_Do this:_ Produce an exact transcription of the listing below, omitting the pictures.

+ + +

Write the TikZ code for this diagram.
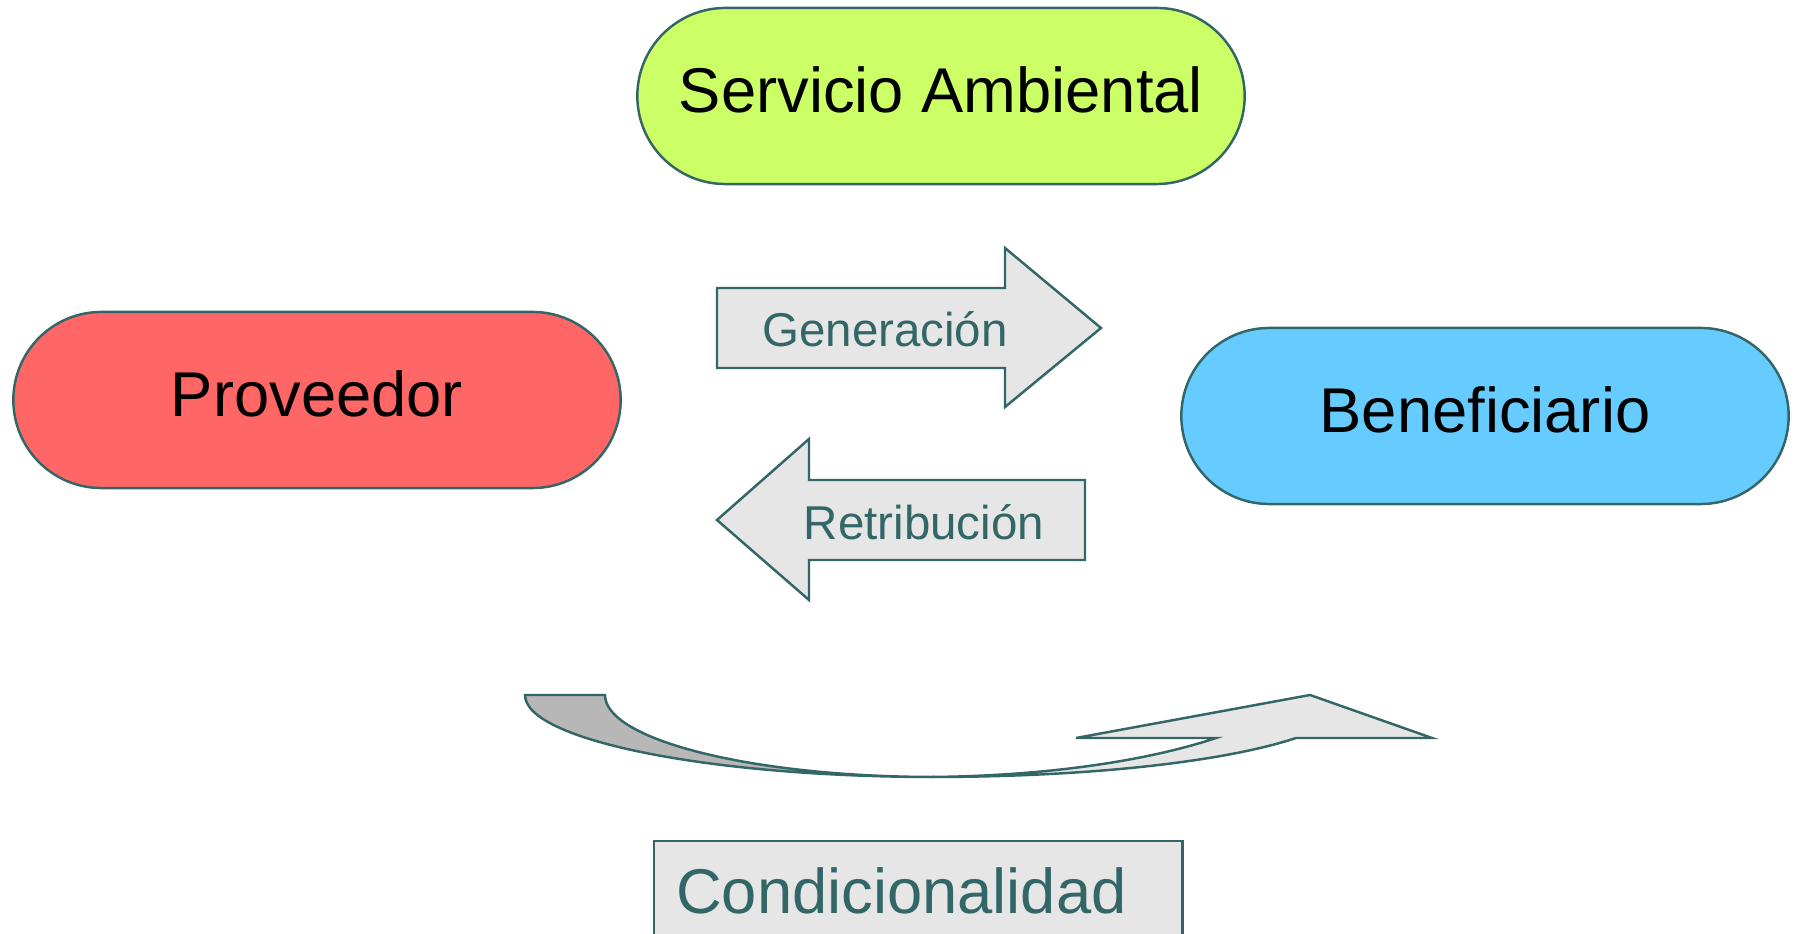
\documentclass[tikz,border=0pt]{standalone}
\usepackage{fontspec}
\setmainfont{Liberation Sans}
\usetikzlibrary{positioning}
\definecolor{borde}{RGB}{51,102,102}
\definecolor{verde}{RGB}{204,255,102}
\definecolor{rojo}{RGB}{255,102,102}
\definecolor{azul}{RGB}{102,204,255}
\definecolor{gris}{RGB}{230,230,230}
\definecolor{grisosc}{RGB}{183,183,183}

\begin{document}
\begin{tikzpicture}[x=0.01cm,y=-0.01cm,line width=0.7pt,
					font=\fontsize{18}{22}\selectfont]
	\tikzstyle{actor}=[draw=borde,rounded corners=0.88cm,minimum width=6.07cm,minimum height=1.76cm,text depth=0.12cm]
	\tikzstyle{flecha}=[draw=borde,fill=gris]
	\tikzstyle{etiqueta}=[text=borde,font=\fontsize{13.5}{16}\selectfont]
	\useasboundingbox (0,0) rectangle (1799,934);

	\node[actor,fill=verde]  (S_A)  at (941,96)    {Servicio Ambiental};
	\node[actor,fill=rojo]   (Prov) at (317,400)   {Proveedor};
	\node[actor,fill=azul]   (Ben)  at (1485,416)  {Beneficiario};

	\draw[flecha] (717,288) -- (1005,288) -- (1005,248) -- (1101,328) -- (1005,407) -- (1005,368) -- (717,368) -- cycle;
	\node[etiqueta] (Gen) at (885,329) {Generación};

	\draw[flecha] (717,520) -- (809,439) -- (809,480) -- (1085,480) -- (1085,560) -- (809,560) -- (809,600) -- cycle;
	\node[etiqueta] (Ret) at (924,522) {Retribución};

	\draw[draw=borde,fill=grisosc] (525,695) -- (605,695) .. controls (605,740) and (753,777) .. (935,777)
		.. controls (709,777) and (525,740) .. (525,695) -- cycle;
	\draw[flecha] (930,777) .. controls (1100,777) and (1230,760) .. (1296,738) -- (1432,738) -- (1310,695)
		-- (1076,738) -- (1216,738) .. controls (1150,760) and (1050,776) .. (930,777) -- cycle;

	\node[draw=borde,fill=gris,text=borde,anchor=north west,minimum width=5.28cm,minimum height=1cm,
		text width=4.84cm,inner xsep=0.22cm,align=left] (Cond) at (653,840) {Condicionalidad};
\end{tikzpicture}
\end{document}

+ + +

_Solution for this task:_
Write the TikZ code for this diagram.
\documentclass[tikz,border=0pt]{standalone}
\usepackage{fontspec}
\setmainfont{Liberation Sans}
\usetikzlibrary{positioning}
\definecolor{borde}{RGB}{51,102,102}
\definecolor{verde}{RGB}{204,255,102}
\definecolor{rojo}{RGB}{255,102,102}
\definecolor{azul}{RGB}{102,204,255}
\definecolor{gris}{RGB}{230,230,230}
\definecolor{grisosc}{RGB}{183,183,183}

\begin{document}
\begin{tikzpicture}[x=0.01cm,y=-0.01cm,line width=0.7pt,
					font=\fontsize{18}{22}\selectfont]
	\tikzstyle{actor}=[draw=borde,rounded corners=0.88cm,minimum width=6.07cm,minimum height=1.76cm,text depth=0.12cm]
	\tikzstyle{flecha}=[draw=borde,fill=gris]
	\tikzstyle{etiqueta}=[text=borde,font=\fontsize{13.5}{16}\selectfont]
	\useasboundingbox (0,0) rectangle (1799,934);

	\node[actor,fill=verde]  (S_A)  at (941,96)    {Servicio Ambiental};
	\node[actor,fill=rojo]   (Prov) at (317,400)   {Proveedor};
	\node[actor,fill=azul]   (Ben)  at (1485,416)  {Beneficiario};

	\draw[flecha] (717,288) -- (1005,288) -- (1005,248) -- (1101,328) -- (1005,407) -- (1005,368) -- (717,368) -- cycle;
	\node[etiqueta] (Gen) at (885,329) {Generación};

	\draw[flecha] (717,520) -- (809,439) -- (809,480) -- (1085,480) -- (1085,560) -- (809,560) -- (809,600) -- cycle;
	\node[etiqueta] (Ret) at (924,522) {Retribución};

	\draw[draw=borde,fill=grisosc] (525,695) -- (605,695) .. controls (605,740) and (753,777) .. (935,777)
		.. controls (709,777) and (525,740) .. (525,695) -- cycle;
	\draw[flecha] (930,777) .. controls (1100,777) and (1230,760) .. (1296,738) -- (1432,738) -- (1310,695)
		-- (1076,738) -- (1216,738) .. controls (1150,760) and (1050,776) .. (930,777) -- cycle;

	\node[draw=borde,fill=gris,text=borde,anchor=north west,minimum width=5.28cm,minimum height=1cm,
		text width=4.84cm,inner xsep=0.22cm,align=left] (Cond) at (653,840) {Condicionalidad};
\end{tikzpicture}
\end{document}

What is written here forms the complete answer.